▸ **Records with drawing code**
==================================================

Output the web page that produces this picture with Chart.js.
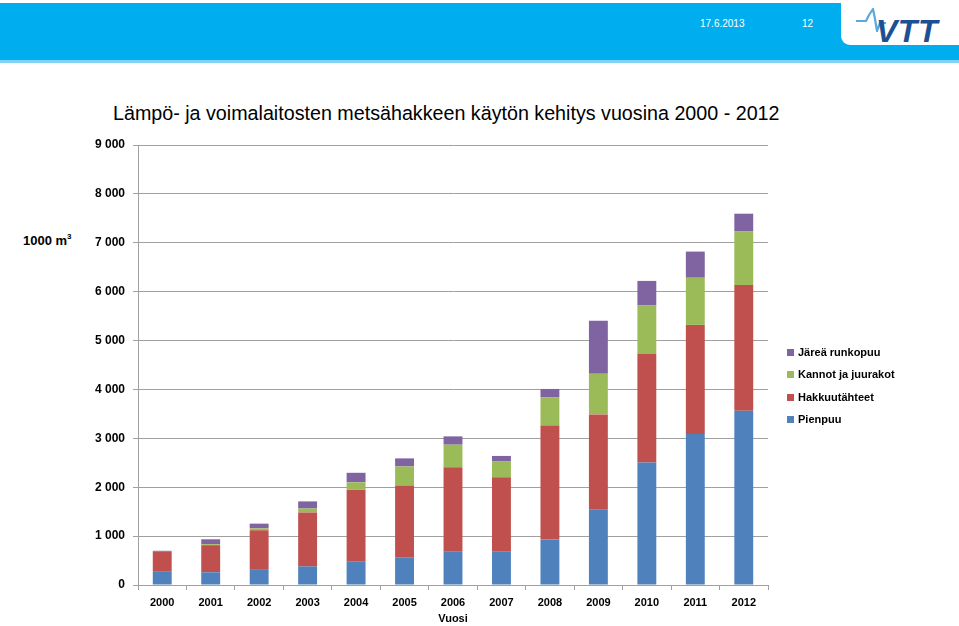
<!DOCTYPE html>
<html>
<head>
<meta charset="utf-8">
<script src="https://cdn.jsdelivr.net/npm/chart.js@4/dist/chart.umd.min.js"></script>
<style>
  html, body { margin:0; padding:0; background:#fff; }
  body { width:959px; height:626px; position:relative; overflow:hidden; font-family:"Liberation Sans", Arial, sans-serif; }
  #band { position:absolute; left:0; top:3px; width:959px; height:57px; background:#00AEEF; }
  #band2 { position:absolute; left:0; top:60px; width:959px; height:3px; background:#7fd3f5; }
  #tab { position:absolute; left:841px; top:3px; width:118px; height:42px; background:#fff; border-bottom-left-radius:9px; }
  #date { position:absolute; left:700px; top:18px; color:#fff; font-size:10px; }
  #page { position:absolute; left:802px; top:18px; color:#fff; font-size:10px; }
  #logo { position:absolute; left:850px; top:6px; }
  #title { position:absolute; left:113px; top:102px; font-size:19.7px; color:#000; white-space:nowrap; }
  #unit { position:absolute; left:23px; top:233px; font-size:13px; color:#000; font-weight:bold; }
  #unit sup { font-size:8px; position:relative; top:-1px; }
  #wrap { position:absolute; left:0; top:0; width:959px; height:626px; }
  #legend { position:absolute; left:787px; top:345px; font-size:11px; color:#000; font-weight:bold; }
  #legend div { height:22.4px; line-height:14px; white-space:nowrap; }
  #legend span.box { display:inline-block; width:7px; height:7px; margin-right:4px; vertical-align:0px; }
</style>
</head>
<body>
<div id="band"></div>
<div id="band2"></div>
<div id="tab"></div>
<div id="date">17.6.2013</div>
<div id="page">12</div>
<svg id="logo" width="105" height="40" viewBox="0 0 105 40">
  <path d="M6 15 L16 15 L19 9 L23 3 L25 13 L27 25 L30 17 L36 17" fill="none" stroke="#5aa9dc" stroke-width="2.2" stroke-linejoin="round"/>
  <text x="26" y="36" font-family="Liberation Sans, Arial" font-style="italic" font-weight="bold" font-size="32" fill="#1c4f93" letter-spacing="0.5">VTT</text>
</svg>
<div id="title">Lämpö- ja voimalaitosten metsähakkeen käytön kehitys vuosina 2000 - 2012</div>
<div id="unit">1000 m<sup>3</sup></div>
<div id="wrap"><canvas id="c" width="959" height="626"></canvas></div>
<div id="legend"></div>
<script>
const years = ["2000","2001","2002","2003","2004","2005","2006","2007","2008","2009","2010","2011","2012"];
const pienpuu = [270, 260, 325, 380, 475, 555, 680, 680, 930, 1540, 2505, 3090, 3565];
const hakkuutahteet = [410, 555, 795, 1105, 1475, 1480, 1730, 1525, 2330, 1950, 2220, 2230, 2570];
const kannot = [0, 20, 40, 80, 150, 390, 460, 320, 575, 830, 1000, 965, 1095];
const jarea = [20, 100, 95, 145, 195, 165, 170, 115, 175, 1085, 495, 535, 365];
const seriesNames = ["Pienpuu", "Hakkuutähteet", "Kannot ja juurakot", "Järeä runkopuu"];
const seriesColors = ["#4F81BD", "#C0504D", "#9BBB59", "#8064A2"];
const yTicks = [0,1000,2000,3000,4000,5000,6000,7000,8000,9000];

const FONT = "'Liberation Sans', Arial, sans-serif";
const values = [pienpuu, hakkuutahteet, kannot, jarea];
const chart = new Chart(document.getElementById('c'), {
  type: 'bar',
  data: {
    labels: years,
    datasets: values.map((v, i) => ({
      label: seriesNames[i], data: v, backgroundColor: seriesColors[i],
      borderWidth: 0, barPercentage: 0.39, categoryPercentage: 1.0
    }))
  },
  options: {
    responsive: false, animation: false,
    layout: { padding: { left: 0, right: 191, top: 145, bottom: 0 } },
    plugins: { legend: { display: false }, tooltip: { enabled: false } },
    scales: {
      x: {
        stacked: true,
        grid: { display: true, drawOnChartArea: false, offset: true, color: '#a0a0a0', tickLength: 5, lineWidth: 1 },
        border: { display: true, color: '#a0a0a0' },
        ticks: { color: '#000', font: { family: FONT, size: 11, weight: 'bold' }, padding: 6, maxRotation: 0 },
        title: { display: true, text: 'Vuosi', color: '#000', font: { family: FONT, size: 11, weight: 'bold' }, padding: { top: 3, bottom: 0 } },
        afterFit: s => { s.height = 41; }
      },
      y: {
        stacked: true, min: 0, max: 9000,
        afterBuildTicks: s => { s.ticks = yTicks.map(v => ({ value: v })); },
        grid: { color: '#a0a0a0', tickLength: 5, lineWidth: 1 },
        border: { display: true, color: '#a0a0a0' },
        ticks: { color: '#000', font: { family: FONT, size: 12, weight: 'bold' }, padding: 8,
          callback: v => String(v).replace(/\B(?=(\d{3})+(?!\d))/g, ' ') },
        afterFit: s => { s.width = 138; }
      }
    }
  }
});

const leg = document.getElementById('legend');
chart.data.datasets.slice().reverse().forEach(ds => {
  const d = document.createElement('div');
  d.innerHTML = '<span class="box" style="background:' + ds.backgroundColor + '"></span>' + ds.label;
  leg.appendChild(d);
});
</script>
</body>
</html>
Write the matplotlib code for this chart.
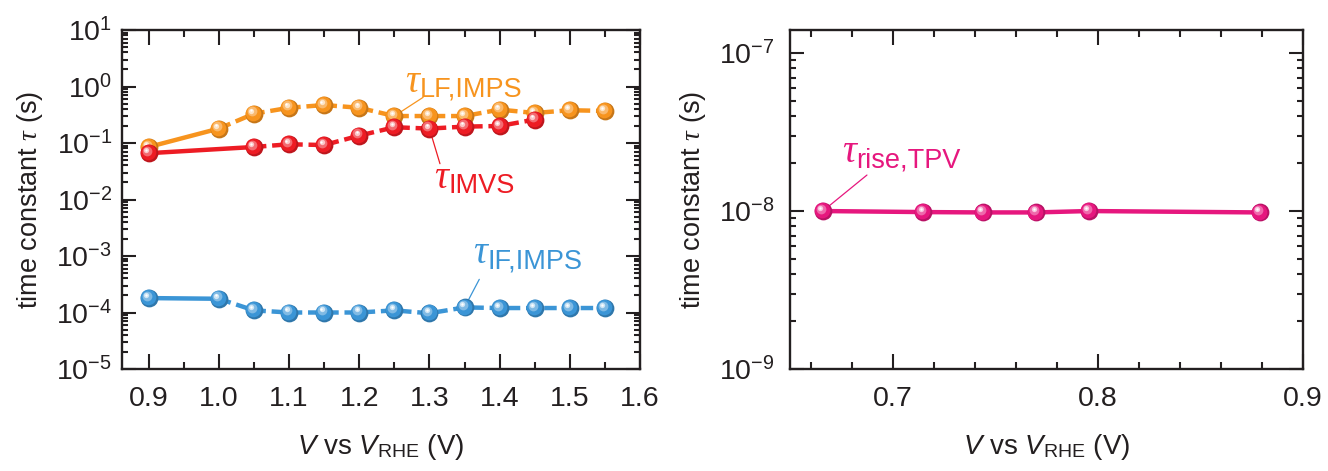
import numpy as np
import matplotlib
matplotlib.use("Agg")
import matplotlib.pyplot as plt
import matplotlib.colors as mcolors
from matplotlib.ticker import MultipleLocator, LogLocator, FuncFormatter, NullFormatter
from matplotlib.transforms import offset_copy

plt.rcParams["font.family"] = ["Liberation Sans", "DejaVu Sans"]
plt.rcParams["mathtext.fontset"] = "custom"
plt.rcParams["mathtext.rm"] = "Liberation Sans"
plt.rcParams["mathtext.it"] = "Liberation Serif:italic"
plt.rcParams["mathtext.sf"] = "Liberation Sans:italic"

# ---- data ----
v_imps = [0.90, 1.00, 1.05, 1.10, 1.15, 1.20, 1.25, 1.30, 1.35, 1.40, 1.45, 1.50, 1.55]
tau_lf_imps = [0.085, 0.18, 0.33, 0.42, 0.47, 0.42, 0.30, 0.30, 0.30, 0.39, 0.34, 0.38, 0.37]
tau_if_imps = [1.8e-4, 1.75e-4, 1.09e-4, 1.0e-4, 1.0e-4, 1.0e-4, 1.09e-4, 0.97e-4,
               1.23e-4, 1.2e-4, 1.2e-4, 1.2e-4, 1.2e-4]
v_imvs = [0.90, 1.05, 1.10, 1.15, 1.20, 1.25, 1.30, 1.35, 1.40, 1.45]
tau_imvs = [0.066, 0.085, 0.095, 0.092, 0.135, 0.19, 0.18, 0.195, 0.20, 0.26]
v_tpv = [0.666, 0.715, 0.744, 0.770, 0.7955, 0.879]
tau_rise_tpv = [1.0e-8, 0.985e-8, 0.98e-8, 0.98e-8, 1.0e-8, 0.98e-8]

C_ORANGE = "#F7941E"
C_RED = "#ED1C24"
C_BLUE = "#3B95D6"
C_PINK = "#E6177E"
C_TEXT = "#231F20"

LW = 3.2
MS = 12.8
DASH = (2.8, 1.3)

fig = plt.figure(figsize=(13.28, 4.71), dpi=100)
W, H = 1328.0, 471.0
ax1 = fig.add_axes([122 / W, 1 - 369 / H, 518 / W, 339 / H])
ax2 = fig.add_axes([790 / W, 1 - 369 / H, 513 / W, 339 / H])


def tint(rgb, f):
    return tuple(np.array(rgb) * (1 - f) + f)


def balls(ax, x, y, color, ms=MS, z=5):
    # shaded spheres: dark rim, body, and a bright highlight toward the upper left
    base = np.array(mcolors.to_rgb(color))
    layers = [
        (tuple(base * 0.80), 1.00, 0.0, 0.0),
        (tuple(base), 0.88, -0.05, 0.05),
        (tint(base, 0.35), 0.55, -0.11, 0.13),
        (tint(base, 0.75), 0.30, -0.14, 0.17),
        ((1, 1, 1), 0.13, -0.15, 0.19),
    ]
    for col, s, dx, dy in layers:
        tr = offset_copy(ax.transData, fig=ax.figure, x=dx * ms, y=dy * ms, units="points")
        ax.plot(x, y, ls="none", marker="o", ms=ms * s, mfc=col, mec="none",
                transform=tr, zorder=z)


def series(ax, x, y, color, n_solid):
    ax.plot(x[:n_solid], y[:n_solid], color=color, lw=LW, solid_capstyle="butt", zorder=3)
    if len(x) > n_solid:
        ln, = ax.plot(x[n_solid - 1:], y[n_solid - 1:], color=color, lw=LW, zorder=3)
        ln.set_dashes(DASH)
        ln.set_dash_capstyle("butt")
    balls(ax, x, y, color)


def tau_label(ax, x, y, sub, color, xp, yp, xs, ys):
    ax.text(x, y, "\u03c4", fontsize=28, family="Liberation Serif", style="italic",
            color=color, ha="left", va="baseline", zorder=6)
    ax.annotate(sub, xy=(x, y), xytext=(10.5, -3.5), textcoords="offset points",
                fontsize=19.5, color=color, ha="left", va="baseline", zorder=6)
    ax.annotate("", xy=(xp, yp), xytext=(xs, ys),
                arrowprops=dict(arrowstyle="-", color=color, lw=0.9, shrinkA=0, shrinkB=0),
                zorder=4)


def log_fmt(v, pos):
    e = int(round(np.log10(v)))
    return r"$\mathregular{10^{%d}}$" % e


def style_axes(ax, xmajor, xminor, xfmt, ypad):
    ax.set_yscale("log")
    for s in ax.spines.values():
        s.set_linewidth(1.7)
        s.set_color(C_TEXT)
    ax.xaxis.set_major_locator(MultipleLocator(xmajor))
    ax.xaxis.set_minor_locator(MultipleLocator(xminor))
    ax.xaxis.set_major_formatter(FuncFormatter(lambda v, p: xfmt % v))
    ax.yaxis.set_major_locator(LogLocator(base=10, numticks=20))
    ax.yaxis.set_minor_locator(LogLocator(base=10, subs=np.arange(2, 10), numticks=20))
    ax.yaxis.set_major_formatter(FuncFormatter(log_fmt))
    ax.yaxis.set_minor_formatter(NullFormatter())
    ax.tick_params(which="both", direction="in", top=True, right=True, width=1.5,
                   labelsize=20.5, colors=C_TEXT)
    ax.tick_params(axis="x", which="major", length=10.8, pad=12)
    ax.tick_params(axis="x", which="minor", length=5)
    ax.tick_params(axis="y", which="major", length=10, pad=ypad)
    ax.tick_params(axis="y", which="minor", length=4.3)
    ax.set_xlabel(r"$\mathsf{V}$ vs $\mathsf{V}_{\mathrm{RHE}}$ (V)", fontsize=20,
                  labelpad=15, color=C_TEXT)
    ax.set_ylabel(r"time constant $\tau$ (s)", fontsize=19.5, labelpad=8, color=C_TEXT)


# ---- left panel: IMPS / IMVS ----
style_axes(ax1, 0.1, 0.05, "%.1f", 7)
ax1.set_xlim(0.862, 1.6)
ax1.set_ylim(1e-5, 1e1)

series(ax1, v_imps, tau_lf_imps, C_ORANGE, 2)
series(ax1, v_imvs, tau_imvs, C_RED, 2)
series(ax1, v_imps, tau_if_imps, C_BLUE, 2)

tau_label(ax1, 1.266, 0.80, "LF,IMPS", C_ORANGE, v_imps[6], tau_lf_imps[6], 1.291, 0.643)
tau_label(ax1, 1.306, 0.0161, "IMVS", C_RED, v_imvs[6], tau_imvs[6], 1.315, 0.043)
tau_label(ax1, 1.362, 7.45e-4, "IF,IMPS", C_BLUE, v_imps[8], tau_if_imps[8], 1.371, 3.86e-4)

# ---- right panel: TPV ----
style_axes(ax2, 0.1, 0.02, "%.1f", 11)
ax2.set_xlim(0.65, 0.9)
ax2.set_ylim(1e-9, 1.4e-7)

series(ax2, v_tpv, tau_rise_tpv, C_PINK, len(v_tpv))
tau_label(ax2, 0.6753, 2.03e-8, "rise,TPV", C_PINK, v_tpv[0], tau_rise_tpv[0], 0.6875, 1.69e-8)

fig.savefig("out.png", dpi=100)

==================================================

▸ **EXERCISE OBJECTIVE**
From the entries above, select each line containing the string "matplotlib".

▸ **REPLY**
Write the matplotlib code for this chart.
import matplotlib
matplotlib.use("Agg")
import matplotlib.pyplot as plt
import matplotlib.colors as mcolors
from matplotlib.ticker import MultipleLocator, LogLocator, FuncFormatter, NullFormatter
from matplotlib.transforms import offset_copy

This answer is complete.